## WORK TO DO:
Could the lines from the start of the data through the line with "7.5, 8.55, 9.45]" be set down exactly, with no pictures among them?

## SOURCE EXCERPT:
Begin

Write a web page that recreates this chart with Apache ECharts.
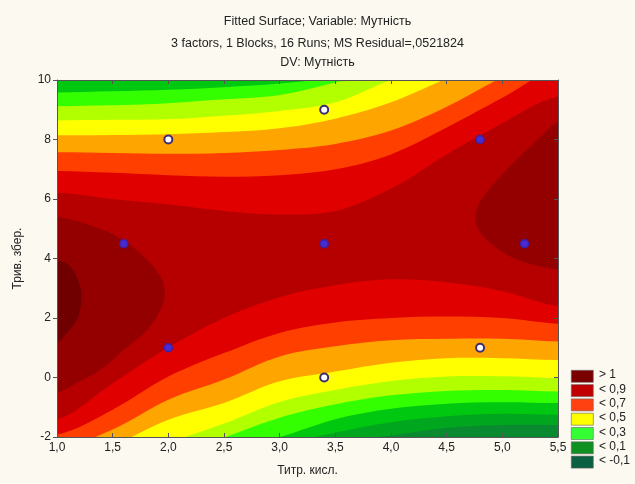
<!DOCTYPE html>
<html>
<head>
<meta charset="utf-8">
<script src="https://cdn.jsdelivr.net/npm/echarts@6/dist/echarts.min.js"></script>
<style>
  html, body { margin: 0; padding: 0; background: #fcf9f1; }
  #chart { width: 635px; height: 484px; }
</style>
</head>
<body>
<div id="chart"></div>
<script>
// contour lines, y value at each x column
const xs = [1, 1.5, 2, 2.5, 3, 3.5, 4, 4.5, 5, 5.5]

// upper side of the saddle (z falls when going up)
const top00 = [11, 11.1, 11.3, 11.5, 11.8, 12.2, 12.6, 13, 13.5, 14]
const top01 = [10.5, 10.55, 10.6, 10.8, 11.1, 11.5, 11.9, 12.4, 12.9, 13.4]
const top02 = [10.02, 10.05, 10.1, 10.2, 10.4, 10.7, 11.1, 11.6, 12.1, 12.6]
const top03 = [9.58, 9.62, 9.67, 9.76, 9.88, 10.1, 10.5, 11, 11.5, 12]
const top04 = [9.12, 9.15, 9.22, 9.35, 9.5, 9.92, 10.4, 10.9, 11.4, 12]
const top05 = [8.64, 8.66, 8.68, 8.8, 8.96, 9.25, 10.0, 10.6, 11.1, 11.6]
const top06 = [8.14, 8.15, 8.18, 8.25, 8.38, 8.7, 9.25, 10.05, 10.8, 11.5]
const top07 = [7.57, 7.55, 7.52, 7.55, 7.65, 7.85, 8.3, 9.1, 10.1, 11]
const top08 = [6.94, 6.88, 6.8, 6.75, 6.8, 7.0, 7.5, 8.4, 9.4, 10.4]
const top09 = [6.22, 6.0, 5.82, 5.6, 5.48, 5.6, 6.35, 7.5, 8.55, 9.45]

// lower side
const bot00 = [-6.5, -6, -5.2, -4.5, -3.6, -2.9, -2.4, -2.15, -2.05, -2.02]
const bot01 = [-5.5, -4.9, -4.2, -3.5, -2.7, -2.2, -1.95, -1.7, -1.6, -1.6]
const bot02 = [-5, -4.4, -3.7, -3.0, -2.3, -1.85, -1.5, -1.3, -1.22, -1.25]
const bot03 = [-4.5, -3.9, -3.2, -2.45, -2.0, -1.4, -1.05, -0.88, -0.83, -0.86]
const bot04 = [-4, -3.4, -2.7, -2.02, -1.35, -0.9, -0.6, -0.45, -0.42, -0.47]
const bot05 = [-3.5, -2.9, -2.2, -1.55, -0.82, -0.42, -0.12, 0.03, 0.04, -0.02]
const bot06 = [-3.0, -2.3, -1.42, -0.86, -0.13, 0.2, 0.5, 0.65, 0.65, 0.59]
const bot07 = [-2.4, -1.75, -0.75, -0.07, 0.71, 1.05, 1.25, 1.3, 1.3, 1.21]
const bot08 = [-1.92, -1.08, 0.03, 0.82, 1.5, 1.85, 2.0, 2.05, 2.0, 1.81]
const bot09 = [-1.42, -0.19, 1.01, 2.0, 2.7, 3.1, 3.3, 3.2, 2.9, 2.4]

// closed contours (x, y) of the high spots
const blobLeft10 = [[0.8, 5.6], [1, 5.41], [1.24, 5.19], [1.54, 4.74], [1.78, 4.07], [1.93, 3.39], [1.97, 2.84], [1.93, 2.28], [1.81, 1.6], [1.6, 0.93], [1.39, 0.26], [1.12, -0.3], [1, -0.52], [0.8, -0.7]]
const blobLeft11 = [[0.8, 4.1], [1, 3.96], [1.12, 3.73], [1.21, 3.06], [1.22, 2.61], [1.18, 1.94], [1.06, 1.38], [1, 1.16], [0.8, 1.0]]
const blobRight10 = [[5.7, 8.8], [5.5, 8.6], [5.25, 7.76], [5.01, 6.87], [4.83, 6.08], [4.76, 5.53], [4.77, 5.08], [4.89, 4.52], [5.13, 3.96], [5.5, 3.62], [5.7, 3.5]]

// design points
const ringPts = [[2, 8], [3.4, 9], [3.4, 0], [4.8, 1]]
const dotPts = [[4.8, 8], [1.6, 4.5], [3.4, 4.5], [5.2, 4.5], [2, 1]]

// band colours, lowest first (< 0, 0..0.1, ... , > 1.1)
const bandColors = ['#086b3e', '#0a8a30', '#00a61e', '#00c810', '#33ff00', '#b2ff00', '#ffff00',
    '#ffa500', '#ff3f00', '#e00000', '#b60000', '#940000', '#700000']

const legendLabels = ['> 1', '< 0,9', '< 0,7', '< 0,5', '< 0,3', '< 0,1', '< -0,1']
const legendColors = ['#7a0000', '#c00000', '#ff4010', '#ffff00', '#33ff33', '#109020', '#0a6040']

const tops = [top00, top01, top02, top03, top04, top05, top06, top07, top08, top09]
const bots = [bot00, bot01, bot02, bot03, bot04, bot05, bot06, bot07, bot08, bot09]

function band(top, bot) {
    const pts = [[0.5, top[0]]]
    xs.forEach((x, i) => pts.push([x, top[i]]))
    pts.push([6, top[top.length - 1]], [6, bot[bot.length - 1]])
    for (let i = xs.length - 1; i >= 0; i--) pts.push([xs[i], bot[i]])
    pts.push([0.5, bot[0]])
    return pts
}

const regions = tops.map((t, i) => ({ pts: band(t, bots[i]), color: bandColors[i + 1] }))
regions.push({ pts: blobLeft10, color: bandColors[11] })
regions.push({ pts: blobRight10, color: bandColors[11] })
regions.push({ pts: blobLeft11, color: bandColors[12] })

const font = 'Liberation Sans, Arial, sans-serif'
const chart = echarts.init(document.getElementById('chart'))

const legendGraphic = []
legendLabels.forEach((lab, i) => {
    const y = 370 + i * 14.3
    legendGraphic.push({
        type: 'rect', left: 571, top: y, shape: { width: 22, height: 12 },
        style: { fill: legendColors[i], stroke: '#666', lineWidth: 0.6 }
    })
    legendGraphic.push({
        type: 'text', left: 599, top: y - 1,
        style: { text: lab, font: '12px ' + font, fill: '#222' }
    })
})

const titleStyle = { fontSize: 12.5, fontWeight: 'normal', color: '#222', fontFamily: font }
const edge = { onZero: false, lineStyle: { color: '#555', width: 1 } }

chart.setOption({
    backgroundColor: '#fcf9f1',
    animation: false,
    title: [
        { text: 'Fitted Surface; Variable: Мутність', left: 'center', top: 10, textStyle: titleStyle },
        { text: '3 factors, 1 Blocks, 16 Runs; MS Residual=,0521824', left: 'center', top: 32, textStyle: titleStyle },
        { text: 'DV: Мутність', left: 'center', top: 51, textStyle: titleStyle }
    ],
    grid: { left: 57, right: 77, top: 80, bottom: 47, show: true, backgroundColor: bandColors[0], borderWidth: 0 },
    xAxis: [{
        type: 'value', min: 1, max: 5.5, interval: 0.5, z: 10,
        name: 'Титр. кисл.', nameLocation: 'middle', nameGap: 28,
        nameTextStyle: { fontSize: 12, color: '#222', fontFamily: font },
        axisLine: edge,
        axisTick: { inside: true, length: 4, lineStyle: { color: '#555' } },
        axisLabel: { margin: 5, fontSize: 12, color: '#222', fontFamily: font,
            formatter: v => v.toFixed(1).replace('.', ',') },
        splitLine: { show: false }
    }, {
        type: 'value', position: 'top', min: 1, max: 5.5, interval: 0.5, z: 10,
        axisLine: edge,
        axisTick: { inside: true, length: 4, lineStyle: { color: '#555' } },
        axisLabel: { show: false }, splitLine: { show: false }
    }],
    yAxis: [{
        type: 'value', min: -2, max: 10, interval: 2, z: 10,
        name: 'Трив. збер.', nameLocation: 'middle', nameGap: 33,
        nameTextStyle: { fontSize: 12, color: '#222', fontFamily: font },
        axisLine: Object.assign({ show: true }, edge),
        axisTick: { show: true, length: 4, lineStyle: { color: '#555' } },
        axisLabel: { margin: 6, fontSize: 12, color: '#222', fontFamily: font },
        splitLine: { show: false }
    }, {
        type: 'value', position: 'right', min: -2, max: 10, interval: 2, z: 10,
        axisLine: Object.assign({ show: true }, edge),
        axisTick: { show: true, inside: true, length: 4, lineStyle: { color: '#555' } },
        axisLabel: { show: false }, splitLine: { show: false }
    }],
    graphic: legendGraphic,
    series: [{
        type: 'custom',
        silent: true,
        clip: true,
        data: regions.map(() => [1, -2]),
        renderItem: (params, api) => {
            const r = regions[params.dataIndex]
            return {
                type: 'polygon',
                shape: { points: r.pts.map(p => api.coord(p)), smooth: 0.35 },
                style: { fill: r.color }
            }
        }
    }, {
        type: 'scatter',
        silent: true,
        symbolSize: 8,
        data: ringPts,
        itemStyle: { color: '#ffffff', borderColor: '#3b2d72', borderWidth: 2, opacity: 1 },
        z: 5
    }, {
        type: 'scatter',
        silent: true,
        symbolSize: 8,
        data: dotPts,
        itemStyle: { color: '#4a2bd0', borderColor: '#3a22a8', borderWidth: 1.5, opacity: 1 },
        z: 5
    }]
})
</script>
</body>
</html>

End

## FINAL RESULT:
Write a web page that recreates this chart with Apache ECharts.
<!DOCTYPE html>
<html>
<head>
<meta charset="utf-8">
<script src="https://cdn.jsdelivr.net/npm/echarts@6/dist/echarts.min.js"></script>
<style>
  html, body { margin: 0; padding: 0; background: #fcf9f1; }
  #chart { width: 635px; height: 484px; }
</style>
</head>
<body>
<div id="chart"></div>
<script>
// contour lines, y value at each x column
const xs = [1, 1.5, 2, 2.5, 3, 3.5, 4, 4.5, 5, 5.5]

// upper side of the saddle (z falls when going up)
const top00 = [11, 11.1, 11.3, 11.5, 11.8, 12.2, 12.6, 13, 13.5, 14]
const top01 = [10.5, 10.55, 10.6, 10.8, 11.1, 11.5, 11.9, 12.4, 12.9, 13.4]
const top02 = [10.02, 10.05, 10.1, 10.2, 10.4, 10.7, 11.1, 11.6, 12.1, 12.6]
const top03 = [9.58, 9.62, 9.67, 9.76, 9.88, 10.1, 10.5, 11, 11.5, 12]
const top04 = [9.12, 9.15, 9.22, 9.35, 9.5, 9.92, 10.4, 10.9, 11.4, 12]
const top05 = [8.64, 8.66, 8.68, 8.8, 8.96, 9.25, 10.0, 10.6, 11.1, 11.6]
const top06 = [8.14, 8.15, 8.18, 8.25, 8.38, 8.7, 9.25, 10.05, 10.8, 11.5]
const top07 = [7.57, 7.55, 7.52, 7.55, 7.65, 7.85, 8.3, 9.1, 10.1, 11]
const top08 = [6.94, 6.88, 6.8, 6.75, 6.8, 7.0, 7.5, 8.4, 9.4, 10.4]
const top09 = [6.22, 6.0, 5.82, 5.6, 5.48, 5.6, 6.35, 7.5, 8.55, 9.45]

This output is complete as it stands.